Now think again: Do you want to belong to a community in which when you disagree with each other and don’t make up, you will be brought before common and contemptible people and they will decide what you should do?

What do you mean, the people sitting around you are not common and contemptible? It says right here that they are! Or have we forgotten to go out and bring in the people who are supposed to be the core of this community? Where are the beggars, the homeless, the prostitutes and adulterers, the lepers and the nobodies that are the real authority in this Church? We forgot about them! Can we be the true church without them? Can we be the true body of the Risen Christ when we are all upright, smart, responsible and middle class? Where are the little ones?

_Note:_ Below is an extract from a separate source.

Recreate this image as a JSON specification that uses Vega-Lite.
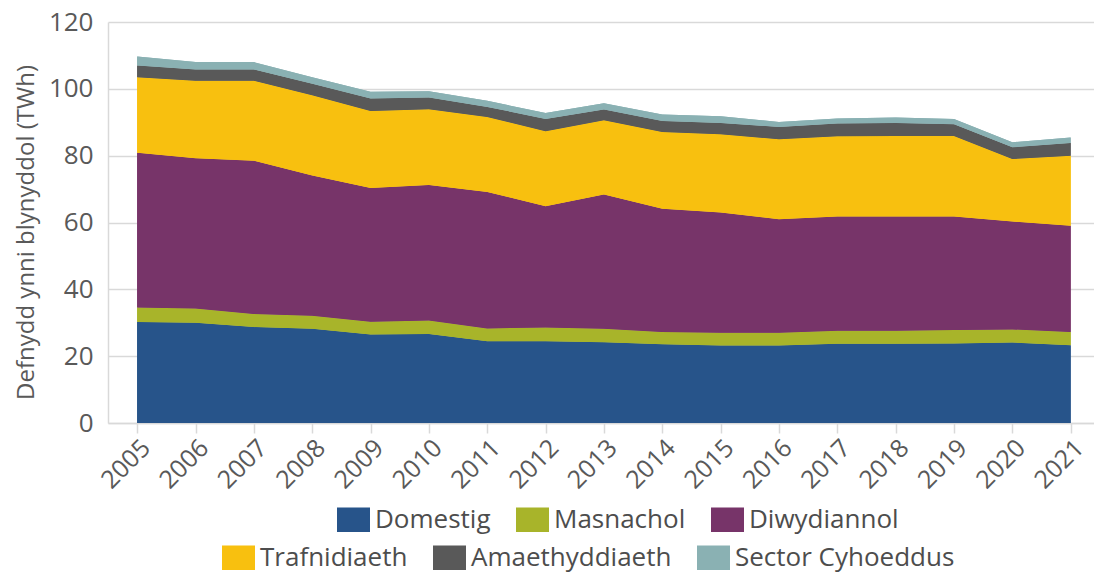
{
  "$schema": "https://vega.github.io/schema/vega-lite/v6.json",
  "autosize": "none",
  "padding": {"left": 108, "top": 22, "right": 0, "bottom": 151},
  "width": 986,
  "height": 401,
  "background": "white",
  "config": {
    "view": {"stroke": null},
    "font": "Open Sans",
    "axis": {"labelFont": "Open Sans", "titleFont": "Open Sans"},
    "legend": {"labelFont": "Open Sans"}
  },
  "data": {
    "values": [
      {"year": 2005, "sector": "Domestig", "o": 1, "value": 30.2},
      {"year": 2005, "sector": "Masnachol", "o": 2, "value": 4.4},
      {"year": 2005, "sector": "Diwydiannol", "o": 3, "value": 46.3},
      {"year": 2005, "sector": "Trafnidiaeth", "o": 4, "value": 22.6},
      {"year": 2005, "sector": "Amaethyddiaeth", "o": 5, "value": 3.5},
      {"year": 2005, "sector": "Sector Cyhoeddus", "o": 6, "value": 2.7},
      {"year": 2006, "sector": "Domestig", "o": 1, "value": 30.0},
      {"year": 2006, "sector": "Masnachol", "o": 2, "value": 4.3},
      {"year": 2006, "sector": "Diwydiannol", "o": 3, "value": 44.9},
      {"year": 2006, "sector": "Trafnidiaeth", "o": 4, "value": 23.2},
      {"year": 2006, "sector": "Amaethyddiaeth", "o": 5, "value": 3.4},
      {"year": 2006, "sector": "Sector Cyhoeddus", "o": 6, "value": 2.2},
      {"year": 2007, "sector": "Domestig", "o": 1, "value": 28.7},
      {"year": 2007, "sector": "Masnachol", "o": 2, "value": 3.9},
      {"year": 2007, "sector": "Diwydiannol", "o": 3, "value": 45.9},
      {"year": 2007, "sector": "Trafnidiaeth", "o": 4, "value": 23.9},
      {"year": 2007, "sector": "Amaethyddiaeth", "o": 5, "value": 3.4},
      {"year": 2007, "sector": "Sector Cyhoeddus", "o": 6, "value": 2.2},
      {"year": 2008, "sector": "Domestig", "o": 1, "value": 28.2},
      {"year": 2008, "sector": "Masnachol", "o": 2, "value": 3.9},
      {"year": 2008, "sector": "Diwydiannol", "o": 3, "value": 42.0},
      {"year": 2008, "sector": "Trafnidiaeth", "o": 4, "value": 24.0},
      {"year": 2008, "sector": "Amaethyddiaeth", "o": 5, "value": 3.4},
      {"year": 2008, "sector": "Sector Cyhoeddus", "o": 6, "value": 2.0},
      {"year": 2009, "sector": "Domestig", "o": 1, "value": 26.5},
      {"year": 2009, "sector": "Masnachol", "o": 2, "value": 3.8},
      {"year": 2009, "sector": "Diwydiannol", "o": 3, "value": 40.0},
      {"year": 2009, "sector": "Trafnidiaeth", "o": 4, "value": 23.1},
      {"year": 2009, "sector": "Amaethyddiaeth", "o": 5, "value": 3.7},
      {"year": 2009, "sector": "Sector Cyhoeddus", "o": 6, "value": 2.0},
      {"year": 2010, "sector": "Domestig", "o": 1, "value": 26.6},
      {"year": 2010, "sector": "Masnachol", "o": 2, "value": 4.1},
      {"year": 2010, "sector": "Diwydiannol", "o": 3, "value": 40.5},
      {"year": 2010, "sector": "Trafnidiaeth", "o": 4, "value": 22.7},
      {"year": 2010, "sector": "Amaethyddiaeth", "o": 5, "value": 3.5},
      {"year": 2010, "sector": "Sector Cyhoeddus", "o": 6, "value": 1.9},
      {"year": 2011, "sector": "Domestig", "o": 1, "value": 24.5},
      {"year": 2011, "sector": "Masnachol", "o": 2, "value": 3.8},
      {"year": 2011, "sector": "Diwydiannol", "o": 3, "value": 40.8},
      {"year": 2011, "sector": "Trafnidiaeth", "o": 4, "value": 22.5},
      {"year": 2011, "sector": "Amaethyddiaeth", "o": 5, "value": 3.0},
      {"year": 2011, "sector": "Sector Cyhoeddus", "o": 6, "value": 1.8},
      {"year": 2012, "sector": "Domestig", "o": 1, "value": 24.5},
      {"year": 2012, "sector": "Masnachol", "o": 2, "value": 4.1},
      {"year": 2012, "sector": "Diwydiannol", "o": 3, "value": 36.3},
      {"year": 2012, "sector": "Trafnidiaeth", "o": 4, "value": 22.4},
      {"year": 2012, "sector": "Amaethyddiaeth", "o": 5, "value": 3.7},
      {"year": 2012, "sector": "Sector Cyhoeddus", "o": 6, "value": 1.8},
      {"year": 2013, "sector": "Domestig", "o": 1, "value": 24.2},
      {"year": 2013, "sector": "Masnachol", "o": 2, "value": 4.0},
      {"year": 2013, "sector": "Diwydiannol", "o": 3, "value": 40.2},
      {"year": 2013, "sector": "Trafnidiaeth", "o": 4, "value": 22.2},
      {"year": 2013, "sector": "Amaethyddiaeth", "o": 5, "value": 3.2},
      {"year": 2013, "sector": "Sector Cyhoeddus", "o": 6, "value": 1.9},
      {"year": 2014, "sector": "Domestig", "o": 1, "value": 23.6},
      {"year": 2014, "sector": "Masnachol", "o": 2, "value": 3.6},
      {"year": 2014, "sector": "Diwydiannol", "o": 3, "value": 36.9},
      {"year": 2014, "sector": "Trafnidiaeth", "o": 4, "value": 23.0},
      {"year": 2014, "sector": "Amaethyddiaeth", "o": 5, "value": 3.3},
      {"year": 2014, "sector": "Sector Cyhoeddus", "o": 6, "value": 1.9},
      {"year": 2015, "sector": "Domestig", "o": 1, "value": 23.2},
      {"year": 2015, "sector": "Masnachol", "o": 2, "value": 3.8},
      {"year": 2015, "sector": "Diwydiannol", "o": 3, "value": 36.0},
      {"year": 2015, "sector": "Trafnidiaeth", "o": 4, "value": 23.4},
      {"year": 2015, "sector": "Amaethyddiaeth", "o": 5, "value": 3.4},
      {"year": 2015, "sector": "Sector Cyhoeddus", "o": 6, "value": 2.0},
      {"year": 2016, "sector": "Domestig", "o": 1, "value": 23.2},
      {"year": 2016, "sector": "Masnachol", "o": 2, "value": 3.8},
      {"year": 2016, "sector": "Diwydiannol", "o": 3, "value": 34.0},
      {"year": 2016, "sector": "Trafnidiaeth", "o": 4, "value": 23.9},
      {"year": 2016, "sector": "Amaethyddiaeth", "o": 5, "value": 3.7},
      {"year": 2016, "sector": "Sector Cyhoeddus", "o": 6, "value": 1.5},
      {"year": 2017, "sector": "Domestig", "o": 1, "value": 23.7},
      {"year": 2017, "sector": "Masnachol", "o": 2, "value": 3.9},
      {"year": 2017, "sector": "Diwydiannol", "o": 3, "value": 34.2},
      {"year": 2017, "sector": "Trafnidiaeth", "o": 4, "value": 24.0},
      {"year": 2017, "sector": "Amaethyddiaeth", "o": 5, "value": 3.8},
      {"year": 2017, "sector": "Sector Cyhoeddus", "o": 6, "value": 1.5},
      {"year": 2018, "sector": "Domestig", "o": 1, "value": 23.7},
      {"year": 2018, "sector": "Masnachol", "o": 2, "value": 3.9},
      {"year": 2018, "sector": "Diwydiannol", "o": 3, "value": 34.2},
      {"year": 2018, "sector": "Trafnidiaeth", "o": 4, "value": 24.1},
      {"year": 2018, "sector": "Amaethyddiaeth", "o": 5, "value": 3.9},
      {"year": 2018, "sector": "Sector Cyhoeddus", "o": 6, "value": 1.6},
      {"year": 2019, "sector": "Domestig", "o": 1, "value": 23.8},
      {"year": 2019, "sector": "Masnachol", "o": 2, "value": 4.0},
      {"year": 2019, "sector": "Diwydiannol", "o": 3, "value": 34.0},
      {"year": 2019, "sector": "Trafnidiaeth", "o": 4, "value": 24.1},
      {"year": 2019, "sector": "Amaethyddiaeth", "o": 5, "value": 3.5},
      {"year": 2019, "sector": "Sector Cyhoeddus", "o": 6, "value": 1.6},
      {"year": 2020, "sector": "Domestig", "o": 1, "value": 24.1},
      {"year": 2020, "sector": "Masnachol", "o": 2, "value": 3.9},
      {"year": 2020, "sector": "Diwydiannol", "o": 3, "value": 32.3},
      {"year": 2020, "sector": "Trafnidiaeth", "o": 4, "value": 18.7},
      {"year": 2020, "sector": "Amaethyddiaeth", "o": 5, "value": 3.5},
      {"year": 2020, "sector": "Sector Cyhoeddus", "o": 6, "value": 1.5},
      {"year": 2021, "sector": "Domestig", "o": 1, "value": 23.3},
      {"year": 2021, "sector": "Masnachol", "o": 2, "value": 3.9},
      {"year": 2021, "sector": "Diwydiannol", "o": 3, "value": 31.8},
      {"year": 2021, "sector": "Trafnidiaeth", "o": 4, "value": 21.0},
      {"year": 2021, "sector": "Amaethyddiaeth", "o": 5, "value": 3.8},
      {"year": 2021, "sector": "Sector Cyhoeddus", "o": 6, "value": 1.6}
    ]
  },
  "encoding": {
    "x": {
      "field": "year",
      "type": "quantitative",
      "scale": {"domain": [2004.5, 2021.4], "nice": false, "zero": false},
      "axis": {
        "title": null,
        "values": [2005, 2006, 2007, 2008, 2009, 2010, 2011, 2012, 2013, 2014, 2015, 2016, 2017, 2018, 2019, 2020, 2021],
        "format": "d",
        "labelAngle": -45,
        "labelFontSize": 25,
        "labelColor": "#595959",
        "labelPadding": 2,
        "tickColor": "#d9d9d9",
        "tickSize": 10,
        "tickWidth": 1.5,
        "domainColor": "#d9d9d9",
        "domainWidth": 1.5,
        "grid": false,
        "labelOverlap": false,
        "labelBound": false,
        "labelFlush": false
      }
    },
    "y": {
      "field": "value",
      "type": "quantitative",
      "stack": "zero",
      "scale": {"domain": [0, 120], "nice": false},
      "axis": {
        "title": "Defnydd ynni blynyddol (TWh)",
        "titleFontSize": 24,
        "titleFontWeight": "normal",
        "titleColor": "#595959",
        "titlePadding": 10,
        "titleY": 210,
        "values": [0, 20, 40, 60, 80, 100, 120],
        "labelFontSize": 26,
        "labelColor": "#595959",
        "labelPadding": 15,
        "ticks": false,
        "grid": true,
        "gridColor": "#d9d9d9",
        "gridWidth": 1.5,
        "domainColor": "#d9d9d9",
        "domainWidth": 1.5
      }
    },
    "order": {"field": "o", "type": "quantitative"}
  },
  "layer": [
    {
      "mark": {"type": "area", "opacity": 1},
      "encoding": {
        "color": {
          "field": "sector",
          "type": "nominal",
          "scale": {
            "domain": ["Domestig", "Masnachol", "Diwydiannol", "Trafnidiaeth", "Amaethyddiaeth", "Sector Cyhoeddus"],
            "range": ["#27548A", "#A8B42A", "#773469", "#F8C00F", "#595959", "#8AB1B3"]
          },
          "legend": {
            "values": ["Domestig", "Masnachol", "Diwydiannol"],
            "title": null,
            "orient": "none",
            "direction": "horizontal",
            "legendX": 229,
            "legendY": 481,
            "padding": 0,
            "symbolType": "M-1,-0.74H1V0.74H-1Z",
            "symbolSize": 1089,
            "symbolStrokeWidth": 0,
            "symbolOpacity": 1,
            "labelFontSize": 26,
            "labelColor": "#4d4d4d",
            "labelOffset": 5,
            "columnPadding": 25,
            "labelLimit": 400
          }
        }
      }
    },
    {
      "mark": {"type": "area", "opacity": 1},
      "encoding": {
        "fill": {
          "field": "sector",
          "type": "nominal",
          "scale": {
            "domain": ["Trafnidiaeth", "Amaethyddiaeth", "Sector Cyhoeddus", "Domestig", "Masnachol", "Diwydiannol"],
            "range": ["#F8C00F", "#595959", "#8AB1B3", "#27548A", "#A8B42A", "#773469"]
          },
          "legend": {
            "values": ["Trafnidiaeth", "Amaethyddiaeth", "Sector Cyhoeddus"],
            "title": null,
            "orient": "none",
            "direction": "horizontal",
            "legendX": 114,
            "legendY": 519,
            "padding": 0,
            "symbolType": "M-1,-0.74H1V0.74H-1Z",
            "symbolSize": 1089,
            "symbolStrokeWidth": 0,
            "symbolOpacity": 1,
            "labelFontSize": 26,
            "labelColor": "#4d4d4d",
            "labelOffset": 5,
            "columnPadding": 25,
            "labelLimit": 400
          }
        }
      }
    }
  ]
}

Where are the people we usually avoid?

As Matthew put it in chapter 25, at the end of time it will be these people who will judge us, for they are Jesus. And to be faithful to Jesus, we must add immediately that these hungry, naked, dirty, uneducated, suspicious people who populate the edges of our lives will also say to us with Jesus, “who accuses you? — Neither did I accuse you.”

Pilar understood this, and here she found her authority, she found that she is God’s daughter in whom God is well pleased, and from that treasure, she discovered her talent, generosity, intelligence, commitment, uprightness, devotion, leadership.

And here she also found her love for her guests: for instead of censoring and wagging a finger at them for being first world capitalists, she welcomed us to her shack in the desert of her slum, gathered us, and fed us.

Now let us go and do the same. Amen.